Updike's South American Fantasy

NOT a mirror, but a wildly divergent reflection in a shimmering lake; a shadowy twin; a parallel yet opposite world; an emblem of paths not taken: South America's role in the North American imagination is often shaped by stereotypes that reflect and distort South American realities. ``Brazil,'' John Updike's 16th novel, is a North American fantasy projected southward.

Reading this brightly hued, lushly lurid romance set me thinking of two notable (North) American traditions: One is the high poetic line of writers like Walt Whitman (whose ``Welcome, Brazilian brother'' Updike quotes as an epigraph); Elizabeth Bishop (who not only wrote of Brazil, but went to live there); and Wallace Stevens (who in fact ventured no farther south than Florida, but in imagination became ``Mrs. Alfred Uruguay''). The other, less distinguished tradition of Hollywood and Madison Avenue produced the likes of Carmen Miranda, the Brazilian bombshell, and Chiquita Banana, inviting us to slice her on our cereal, ``every day.''

Sex and violence of a rather less innocent sort pepper the pages of Updike's fantastic narrative about a pair of star-crossed lovers on the lam. Tristao, a poor black boy from the slums of Rio, and Isabel, a rich white girl born into the nation's ruling class, meet on egalitarian Copacabana beach in the swinging 1960s. Attraction is instantaneous. He presents her with a stolen ring; she invites him up to her uncle's plush apartment and into bed. At 19, Tristao is experienced, the son of a prostitute. At 18, Isabel is still a virgin, but eager to be initiated into the ``womanhood'' the nuns at school warned her against.

Isabel's uncle is surprisingly tolerant on finding out about the affair. He and Isabel's widowed father are sophisticated men of the world. What they do not understand, however, is Isabel's determination to marry this unsuitable young man. ``This is ... vulgar romanticism of the sleaziest kind,'' her uncle warns her. Undeterred, the lovers elope. Steps are taken to intimidate and separate them. She is forced to attend a university in the eerily modern city of Brasilia, under her father's eye; he is given a factory job in Sao Paulo, closely monitored by an urbane yet menacing goon hired by her father.

But love, in time, finds a way, and the pair reunite to take off across the Brazilian hinterlands. Their flight takes them west, deeper into the interior, from gold mines to mountains to jungles. This passage from city to wilderness is also like a journey back in time: starting as street kid and spoiled brat, they become proletariat and student, then miner and prostitute, and eventually find themselves reduced to the lives of migrant hunter-gathers. Their story is, at once, a magic realist romance and an allegorical mock-history of Brazil itself.

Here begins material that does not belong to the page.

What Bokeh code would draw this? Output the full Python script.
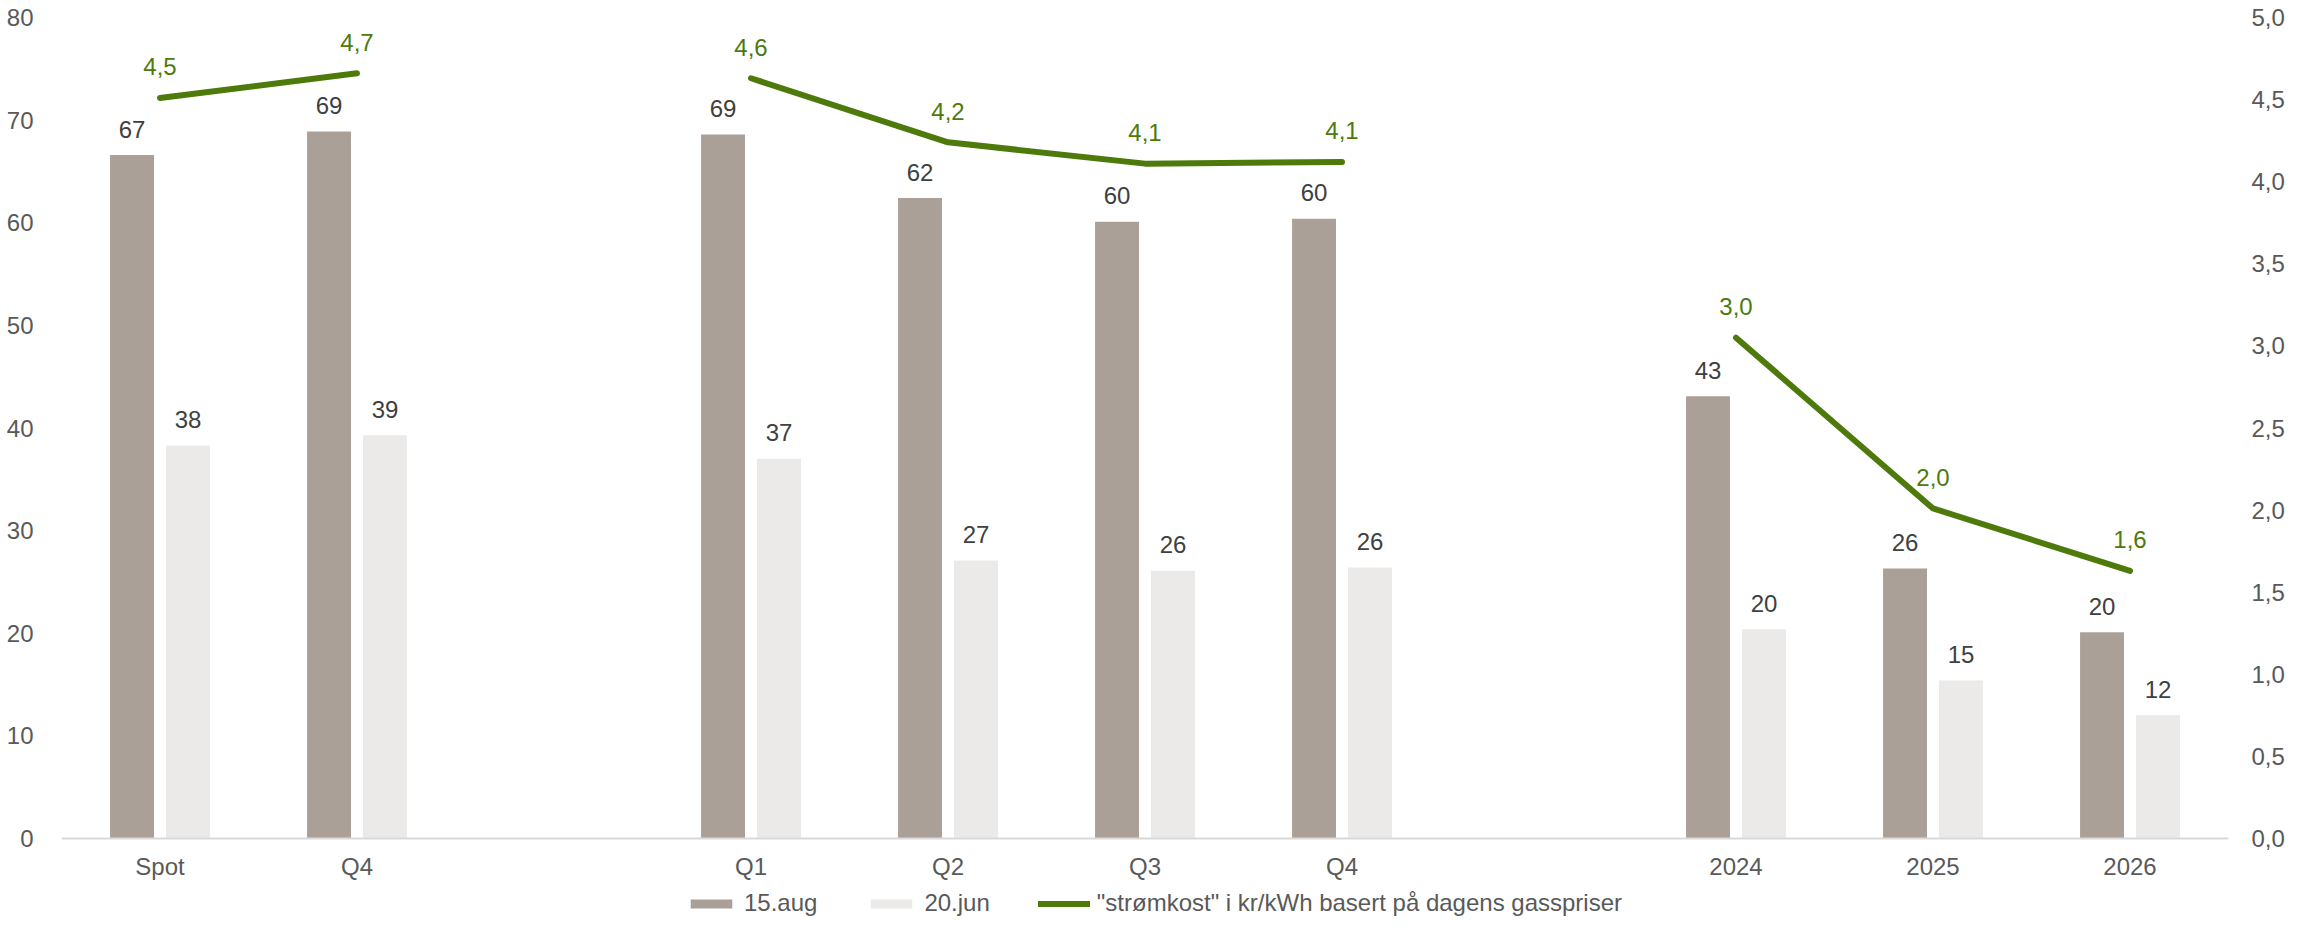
import math
from bokeh.plotting import figure
from bokeh.models import (ColumnDataSource, Range1d, LinearAxis, FixedTicker,
                          CustomJSTickFormatter, Legend, LegendItem)
from bokeh.transform import dodge
from bokeh.core.properties import value
from bokeh.embed import file_html
from bokeh.resources import INLINE

# ---- data ----
categories = ["Spot", "Q4", "", "Q1", "Q2", "Q3", "Q4", "", "2024", "2025", "2026"]
aug15 = [66.6, 68.9, None, 68.6, 62.4, 60.1, 60.4, None, 43.1, 26.3, 20.1]
jun20 = [38.3, 39.3, None, 37.0, 27.1, 26.1, 26.4, None, 20.4, 15.4, 12.0]
strom = [4.51, 4.66, None, 4.63, 4.24, 4.11, 4.12, None, 3.05, 2.01, 1.63]
series_names = ["15.aug", "20.jun", "\"strømkost\" i kr/kWh basert på dagens gasspriser"]

FONT = "Liberation Sans"
C_AUG = "#ABA097"
C_JUN = "#EBEAE8"
C_LINE = "#4E7A0B"
C_TXT = "#404040"
C_AX = "#595959"
FS = "24px"

# layout (pixels): zero line at 838, top tick at 17, figure bottom at 918
H, TOP, ZERO = 918, 17, 838
ppu_l = (ZERO - TOP) / 80.0
ppu_r = (ZERO - TOP) / 5.0
ymin_l = -(H - ZERO) / ppu_l
ymin_r = -(H - ZERO) / ppu_r

idx = [i for i, v in enumerate(aug15) if v is not None]
bars = ColumnDataSource(dict(
    x=idx,
    aug=[aug15[i] for i in idx],
    jun=[jun20[i] for i in idx],
    aug_lbl=[str(int(round(aug15[i]))) for i in idx],
    jun_lbl=[str(int(round(jun20[i]))) for i in idx],
))
line_src = ColumnDataSource(dict(
    x=list(range(len(categories))),
    y=[float("nan") if v is None else v for v in strom],
))
lbl_idx = [i for i, v in enumerate(strom) if v is not None]
line_lbl = ColumnDataSource(dict(
    x=lbl_idx,
    y=[strom[i] for i in lbl_idx],
    t=[f"{strom[i]:.1f}".replace(".", ",") for i in lbl_idx],
))

p = figure(width=2294, height=H, output_backend="svg", toolbar_location=None,
           x_range=Range1d(-0.5, len(categories) - 0.5), y_range=Range1d(ymin_l, 80),
           min_border_left=61, min_border_right=66, min_border_top=TOP, min_border_bottom=0)
p.extra_y_ranges = {"right": Range1d(ymin_r, 5)}
p.outline_line_color = None
p.xgrid.visible = False
p.ygrid.visible = False
p.background_fill_color = "white"
p.border_fill_color = "white"

off = 0.142
bw = 0.223
r_aug = p.vbar(x=dodge("x", -off, range=p.x_range), top="aug", width=bw, bottom=0,
               source=bars, fill_color=C_AUG, line_color=None)
r_jun = p.vbar(x=dodge("x", off, range=p.x_range), top="jun", width=bw, bottom=0,
               source=bars, fill_color=C_JUN, line_color=None)
p.text(x=dodge("x", -off, range=p.x_range), y="aug", text="aug_lbl", source=bars,
       text_align="center", text_baseline="alphabetic", y_offset=-26,
       text_font=value(FONT), text_font_size=FS, text_color=C_TXT)
p.text(x=dodge("x", off, range=p.x_range), y="jun", text="jun_lbl", source=bars,
       text_align="center", text_baseline="alphabetic", y_offset=-26,
       text_font=value(FONT), text_font_size=FS, text_color=C_TXT)

r_line = p.line(x="x", y="y", source=line_src, y_range_name="right",
                line_color=C_LINE, line_width=6, line_cap="round", line_join="round")
p.text(x="x", y="y", text="t", source=line_lbl, y_range_name="right",
       text_align="center", text_baseline="alphabetic", y_offset=-31,
       text_font=value(FONT), text_font_size=FS, text_color=C_LINE)

# axes
xa = p.xaxis[0]
xa.fixed_location = 0
xa.ticker = FixedTicker(ticks=[i for i, c in enumerate(categories) if c])
xa.major_label_overrides = {i: c for i, c in enumerate(categories) if c}
xa.axis_line_color = "#D9D9D9"
xa.axis_line_width = 2
xa.major_tick_line_color = None
xa.minor_tick_line_color = None
xa.major_label_standoff = 8
xa.major_label_text_font = FONT
xa.major_label_text_font_size = FS
xa.major_label_text_color = C_AX

ya = p.yaxis[0]
ya.ticker = FixedTicker(ticks=list(range(0, 81, 10)))
ya.axis_line_color = None
ya.major_tick_line_color = None
ya.minor_tick_line_color = None
ya.major_label_standoff = 22
ya.major_label_text_font = FONT
ya.major_label_text_font_size = FS
ya.major_label_text_color = C_AX

yr = LinearAxis(y_range_name="right", ticker=FixedTicker(ticks=[i * 0.5 for i in range(11)]),
                formatter=CustomJSTickFormatter(code="return tick.toFixed(1).replace('.', ',');"))
yr.axis_line_color = None
yr.major_tick_line_color = None
yr.minor_tick_line_color = None
yr.major_label_standoff = 17
yr.major_label_text_font = FONT
yr.major_label_text_font_size = FS
yr.major_label_text_color = C_AX
p.add_layout(yr, "right")

legend = Legend(items=[
    LegendItem(label=series_names[0], renderers=[r_aug]),
    LegendItem(label=series_names[1], renderers=[r_jun]),
    LegendItem(label=series_names[2], renderers=[r_line]),
], orientation="horizontal", location=(624, 1))
legend.margin = 0
legend.padding = 0
legend.spacing = 48
legend.border_line_color = None
legend.background_fill_alpha = 0
legend.glyph_width = 52
legend.glyph_height = 11
legend.label_standoff = 7
legend.label_height = 20
legend.label_text_font = FONT
legend.label_text_font_size = FS
legend.label_text_color = C_AX
legend.label_text_baseline = "middle"
p.add_layout(legend, "center")

open("out.html", "w").write(file_html(p, INLINE))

The turning point comes when Isabel consults an Indian shaman, whose spells enable the couple to exchange skins. A white Tristao and a black Isabel make their way back to civilization, faring more favorably this time around. Isabel is charitably viewed as a charming black woman who has ``bettered'' herself by marrying ``up.'' Trists natural talents and varied experiences, once seen as signs of an unsettled life, now stand him in good stead. But, although improbably miraculous rescues and escapes pile up as high as hardships and weird catastrophes, this tongue-in-cheek love story cannot avoid tragedy.

Readers may well wonder whether they are watching a virtuoso Anglo craftsman in a dazzling display of Latin fireworks or whether they have inadvertently stumbled into an X-rated version of ``Flying Down to Rio.'' What seems certain is that a great deal of beautiful writing, arranged like a blossom-heavy vine over the trellis of an elegantly structured plot, has been used to dress up a story that is little more than a collection of cliches about women, men, blacks, whites, Indians, settlers, love, sex, class, and money.